▶ **Problem to solve**: Restate the data below word for word. Skip any images it contains.

▶ **Provided data**:
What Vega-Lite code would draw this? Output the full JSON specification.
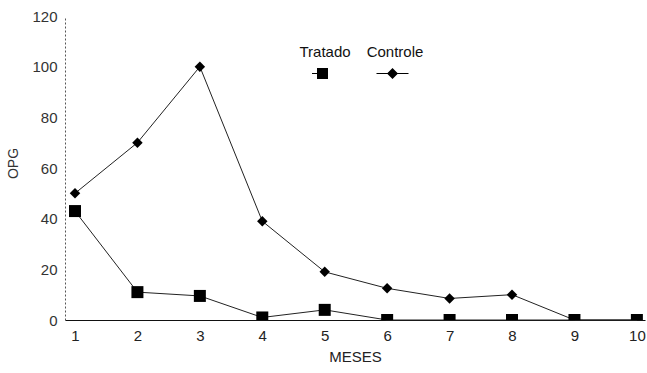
{
  "$schema": "https://vega.github.io/schema/vega-lite/v6.json",
  "width": 580,
  "height": 304,
  "autosize": {"type": "none"},
  "padding": {"left": 65, "top": 16, "right": 2, "bottom": 53},
  "background": "white",
  "config": {
    "view": {"stroke": null},
    "font": "Liberation Sans",
    "axis": {"grid": false, "titleFontWeight": "normal", "labelFont": "Liberation Sans", "titleFont": "Liberation Sans"},
    "legend": {"labelFont": "Liberation Sans"}
  },
  "data": {
    "values": [
      {"mes": 1, "opg": 43, "grupo": "Tratado"},
      {"mes": 2, "opg": 11, "grupo": "Tratado"},
      {"mes": 3, "opg": 9.5, "grupo": "Tratado"},
      {"mes": 4, "opg": 1, "grupo": "Tratado"},
      {"mes": 5, "opg": 4, "grupo": "Tratado"},
      {"mes": 6, "opg": 0, "grupo": "Tratado"},
      {"mes": 7, "opg": 0, "grupo": "Tratado"},
      {"mes": 8, "opg": 0, "grupo": "Tratado"},
      {"mes": 9, "opg": 0, "grupo": "Tratado"},
      {"mes": 10, "opg": 0, "grupo": "Tratado"},
      {"mes": 1, "opg": 50, "grupo": "Controle"},
      {"mes": 2, "opg": 70, "grupo": "Controle"},
      {"mes": 3, "opg": 100, "grupo": "Controle"},
      {"mes": 4, "opg": 39, "grupo": "Controle"},
      {"mes": 5, "opg": 19, "grupo": "Controle"},
      {"mes": 6, "opg": 12.5, "grupo": "Controle"},
      {"mes": 7, "opg": 8.5, "grupo": "Controle"},
      {"mes": 8, "opg": 10, "grupo": "Controle"},
      {"mes": 9, "opg": 0, "grupo": "Controle"},
      {"mes": 10, "opg": 0, "grupo": "Controle"}
    ]
  },
  "encoding": {
    "x": {
      "field": "mes", "type": "quantitative",
      "scale": {"domain": [0.84, 10.13], "nice": false, "zero": false},
      "axis": {
        "values": [1,2,3,4,5,6,7,8,9,10], "format": "d",
        "title": "MESES", "titleFontSize": 15, "titleColor": "#222", "titlePadding": 6,
        "labelFontSize": 15, "labelColor": "#222", "labelPadding": 8,
        "ticks": false, "domainColor": "#111", "domainWidth": 1.2, "labelFlush": false
      }
    },
    "y": {
      "field": "opg", "type": "quantitative",
      "scale": {"domain": [0, 120], "nice": false},
      "axis": {
        "values": [0,20,40,60,80,100,120],
        "title": "OPG", "titleFontSize": 14, "titleColor": "#333",
        "titleX": -52, "titleY": 147, "titleBaseline": "middle",
        "labelFontSize": 15, "labelColor": "#333", "labelPadding": 8,
        "ticks": false, "domainColor": "#555", "domainDash": [2, 2], "domainWidth": 1
      }
    }
  },
  "layer": [
    {
      "mark": {"type": "line", "color": "#222", "strokeWidth": 1},
      "encoding": {"detail": {"field": "grupo"}}
    },
    {
      "mark": {"type": "point", "filled": true, "color": "black", "opacity": 1, "clip": true},
      "encoding": {
        "shape": {
          "condition": {"test": "datum.grupo === 'Tratado'", "value": "square"},
          "value": "diamond"
        },
        "size": {
          "condition": {"test": "datum.grupo === 'Tratado'", "value": 144},
          "value": 110
        }
      }
    },
    {
      "mark": {"type": "point", "filled": true, "fill": "black", "stroke": "black", "strokeWidth": 1, "opacity": 0},
      "encoding": {
        "shape": {
          "field": "grupo", "type": "nominal",
          "scale": {
            "domain": ["Tratado", "Controle"],
            "range": ["M-1.1,3.3 H1.1 V5.5 H-1.1 Z M-2.1,4.3 H-1.1 V4.5 H-2.1 Z", "M0,3.3 L1.1,4.4 L0,5.5 L-1.1,4.4 Z M-3.2,4.3 H3.2 V4.5 H-3.2 Z"]
          },
          "legend": {
            "title": null,
            "orient": "none",
            "legendX": 250,
            "legendY": 28,
            "direction": "horizontal",
            "padding": 0,
            "symbolSize": 100,
            "symbolOpacity": 1,
            "symbolFillColor": "black",
            "symbolStrokeColor": "black",
            "symbolStrokeWidth": 1,
            "labelFontSize": 15,
            "labelFontWeight": "normal",
            "labelColor": "#111",
            "labelAlign": "center",
            "labelOffset": -5,
            "columnPadding": 15
          }
        }
      }
    }
  ]
}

▶ **Exercise output**:
What Vega-Lite code would draw this? Output the full JSON specification.
{
  "$schema": "https://vega.github.io/schema/vega-lite/v6.json",
  "width": 580,
  "height": 304,
  "autosize": {"type": "none"},
  "padding": {"left": 65, "top": 16, "right": 2, "bottom": 53},
  "background": "white",
  "config": {
    "view": {"stroke": null},
    "font": "Liberation Sans",
    "axis": {"grid": false, "titleFontWeight": "normal", "labelFont": "Liberation Sans", "titleFont": "Liberation Sans"},
    "legend": {"labelFont": "Liberation Sans"}
  },
  "data": {
    "values": [
      {"mes": 1, "opg": 43, "grupo": "Tratado"},
      {"mes": 2, "opg": 11, "grupo": "Tratado"},
      {"mes": 3, "opg": 9.5, "grupo": "Tratado"},
      {"mes": 4, "opg": 1, "grupo": "Tratado"},
      {"mes": 5, "opg": 4, "grupo": "Tratado"},
      {"mes": 6, "opg": 0, "grupo": "Tratado"},
      {"mes": 7, "opg": 0, "grupo": "Tratado"},
      {"mes": 8, "opg": 0, "grupo": "Tratado"},
      {"mes": 9, "opg": 0, "grupo": "Tratado"},
      {"mes": 10, "opg": 0, "grupo": "Tratado"},
      {"mes": 1, "opg": 50, "grupo": "Controle"},
      {"mes": 2, "opg": 70, "grupo": "Controle"},
      {"mes": 3, "opg": 100, "grupo": "Controle"},
      {"mes": 4, "opg": 39, "grupo": "Controle"},
      {"mes": 5, "opg": 19, "grupo": "Controle"},
      {"mes": 6, "opg": 12.5, "grupo": "Controle"},
      {"mes": 7, "opg": 8.5, "grupo": "Controle"},
      {"mes": 8, "opg": 10, "grupo": "Controle"},
      {"mes": 9, "opg": 0, "grupo": "Controle"},
      {"mes": 10, "opg": 0, "grupo": "Controle"}
    ]
  },
  "encoding": {
    "x": {
      "field": "mes", "type": "quantitative",
      "scale": {"domain": [0.84, 10.13], "nice": false, "zero": false},
      "axis": {
        "values": [1,2,3,4,5,6,7,8,9,10], "format": "d",
        "title": "MESES", "titleFontSize": 15, "titleColor": "#222", "titlePadding": 6,
        "labelFontSize": 15, "labelColor": "#222", "labelPadding": 8,
        "ticks": false, "domainColor": "#111", "domainWidth": 1.2, "labelFlush": false
      }
    },
    "y": {
      "field": "opg", "type": "quantitative",
      "scale": {"domain": [0, 120], "nice": false},
      "axis": {
        "values": [0,20,40,60,80,100,120],
        "title": "OPG", "titleFontSize": 14, "titleColor": "#333",
        "titleX": -52, "titleY": 147, "titleBaseline": "middle",
        "labelFontSize": 15, "labelColor": "#333", "labelPadding": 8,
        "ticks": false, "domainColor": "#555", "domainDash": [2, 2], "domainWidth": 1
      }
    }
  },
  "layer": [
    {
      "mark": {"type": "line", "color": "#222", "strokeWidth": 1},
      "encoding": {"detail": {"field": "grupo"}}
    },
    {
      "mark": {"type": "point", "filled": true, "color": "black", "opacity": 1, "clip": true},
      "encoding": {
        "shape": {
          "condition": {"test": "datum.grupo === 'Tratado'", "value": "square"},
          "value": "diamond"
        },
        "size": {
          "condition": {"test": "datum.grupo === 'Tratado'", "value": 144},
          "value": 110
        }
      }
    },
    {
      "mark": {"type": "point", "filled": true, "fill": "black", "stroke": "black", "strokeWidth": 1, "opacity": 0},
      "encoding": {
        "shape": {
          "field": "grupo", "type": "nominal",
          "scale": {
            "domain": ["Tratado", "Controle"],
            "range": ["M-1.1,3.3 H1.1 V5.5 H-1.1 Z M-2.1,4.3 H-1.1 V4.5 H-2.1 Z", "M0,3.3 L1.1,4.4 L0,5.5 L-1.1,4.4 Z M-3.2,4.3 H3.2 V4.5 H-3.2 Z"]
          },
          "legend": {
            "title": null,
            "orient": "none",
            "legendX": 250,
            "legendY": 28,
            "direction": "horizontal",
            "padding": 0,
            "symbolSize": 100,
            "symbolOpacity": 1,
            "symbolFillColor": "black",
            "symbolStrokeColor": "black",
            "symbolStrokeWidth": 1,
            "labelFontSize": 15,
            "labelFontWeight": "normal",
            "labelColor": "#111",
            "labelAlign": "center",
            "labelOffset": -5,
            "columnPadding": 15
          }
        }
      }
    }
  ]
}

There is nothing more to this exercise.